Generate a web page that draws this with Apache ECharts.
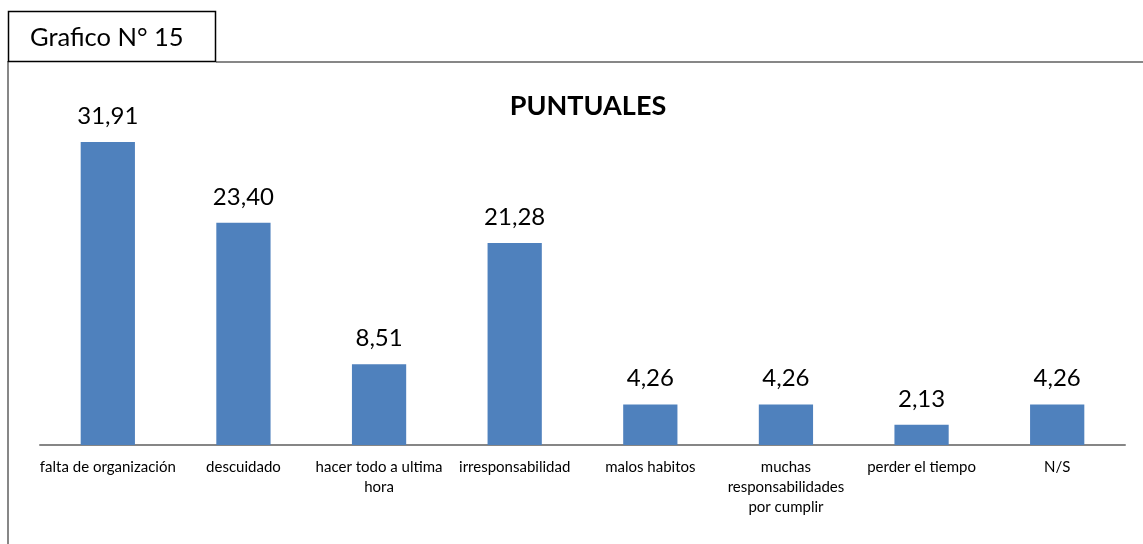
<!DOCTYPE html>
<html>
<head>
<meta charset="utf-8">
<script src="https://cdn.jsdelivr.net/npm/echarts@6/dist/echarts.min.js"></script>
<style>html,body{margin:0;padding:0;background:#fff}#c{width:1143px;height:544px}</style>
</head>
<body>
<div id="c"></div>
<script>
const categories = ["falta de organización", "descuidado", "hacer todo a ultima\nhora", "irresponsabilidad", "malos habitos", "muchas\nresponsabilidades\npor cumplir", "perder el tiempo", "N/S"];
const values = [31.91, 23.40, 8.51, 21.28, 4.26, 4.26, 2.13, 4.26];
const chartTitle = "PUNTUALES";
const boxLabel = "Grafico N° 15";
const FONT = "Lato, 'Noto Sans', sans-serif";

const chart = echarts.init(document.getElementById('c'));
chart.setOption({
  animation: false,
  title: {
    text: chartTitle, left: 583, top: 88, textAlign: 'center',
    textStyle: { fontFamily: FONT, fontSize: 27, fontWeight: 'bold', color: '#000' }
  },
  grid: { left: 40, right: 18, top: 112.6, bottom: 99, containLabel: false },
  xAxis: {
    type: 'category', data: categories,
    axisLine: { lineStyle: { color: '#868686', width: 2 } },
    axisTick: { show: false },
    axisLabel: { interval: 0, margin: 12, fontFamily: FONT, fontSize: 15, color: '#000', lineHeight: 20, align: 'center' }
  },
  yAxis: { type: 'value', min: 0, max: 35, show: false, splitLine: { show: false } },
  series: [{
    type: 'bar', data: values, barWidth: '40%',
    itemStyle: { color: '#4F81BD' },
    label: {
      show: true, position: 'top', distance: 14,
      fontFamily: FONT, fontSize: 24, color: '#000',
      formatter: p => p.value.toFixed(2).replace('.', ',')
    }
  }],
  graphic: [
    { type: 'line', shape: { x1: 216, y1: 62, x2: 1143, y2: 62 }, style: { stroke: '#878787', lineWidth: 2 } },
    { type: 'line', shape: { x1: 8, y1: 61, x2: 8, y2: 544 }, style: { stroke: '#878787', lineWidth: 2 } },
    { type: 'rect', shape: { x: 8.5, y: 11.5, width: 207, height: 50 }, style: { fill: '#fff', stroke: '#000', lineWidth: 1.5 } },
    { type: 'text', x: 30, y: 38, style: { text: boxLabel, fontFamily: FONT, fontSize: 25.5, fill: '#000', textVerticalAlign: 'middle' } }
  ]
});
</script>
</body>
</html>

===============

Leave the images out, please, and restate each line word for word.

Generate a web page that draws this with Apache ECharts.
<!DOCTYPE html>
<html>
<head>
<meta charset="utf-8">
<script src="https://cdn.jsdelivr.net/npm/echarts@6/dist/echarts.min.js"></script>
<style>html,body{margin:0;padding:0;background:#fff}#c{width:1143px;height:544px}</style>
</head>
<body>
<div id="c"></div>
<script>
const categories = ["falta de organización", "descuidado", "hacer todo a ultima\nhora", "irresponsabilidad", "malos habitos", "muchas\nresponsabilidades\npor cumplir", "perder el tiempo", "N/S"];
const values = [31.91, 23.40, 8.51, 21.28, 4.26, 4.26, 2.13, 4.26];
const chartTitle = "PUNTUALES";
const boxLabel = "Grafico N° 15";
const FONT = "Lato, 'Noto Sans', sans-serif";

const chart = echarts.init(document.getElementById('c'));
chart.setOption({
  animation: false,
  title: {
    text: chartTitle, left: 583, top: 88, textAlign: 'center',
    textStyle: { fontFamily: FONT, fontSize: 27, fontWeight: 'bold', color: '#000' }
  },
  grid: { left: 40, right: 18, top: 112.6, bottom: 99, containLabel: false },
  xAxis: {
    type: 'category', data: categories,
    axisLine: { lineStyle: { color: '#868686', width: 2 } },
    axisTick: { show: false },
    axisLabel: { interval: 0, margin: 12, fontFamily: FONT, fontSize: 15, color: '#000', lineHeight: 20, align: 'center' }
  },
  yAxis: { type: 'value', min: 0, max: 35, show: false, splitLine: { show: false } },
  series: [{
    type: 'bar', data: values, barWidth: '40%',
    itemStyle: { color: '#4F81BD' },
    label: {
      show: true, position: 'top', distance: 14,
      fontFamily: FONT, fontSize: 24, color: '#000',
      formatter: p => p.value.toFixed(2).replace('.', ',')
    }
  }],
  graphic: [
    { type: 'line', shape: { x1: 216, y1: 62, x2: 1143, y2: 62 }, style: { stroke: '#878787', lineWidth: 2 } },
    { type: 'line', shape: { x1: 8, y1: 61, x2: 8, y2: 544 }, style: { stroke: '#878787', lineWidth: 2 } },
    { type: 'rect', shape: { x: 8.5, y: 11.5, width: 207, height: 50 }, style: { fill: '#fff', stroke: '#000', lineWidth: 1.5 } },
    { type: 'text', x: 30, y: 38, style: { text: boxLabel, fontFamily: FONT, fontSize: 25.5, fill: '#000', textVerticalAlign: 'middle' } }
  ]
});
</script>
</body>
</html>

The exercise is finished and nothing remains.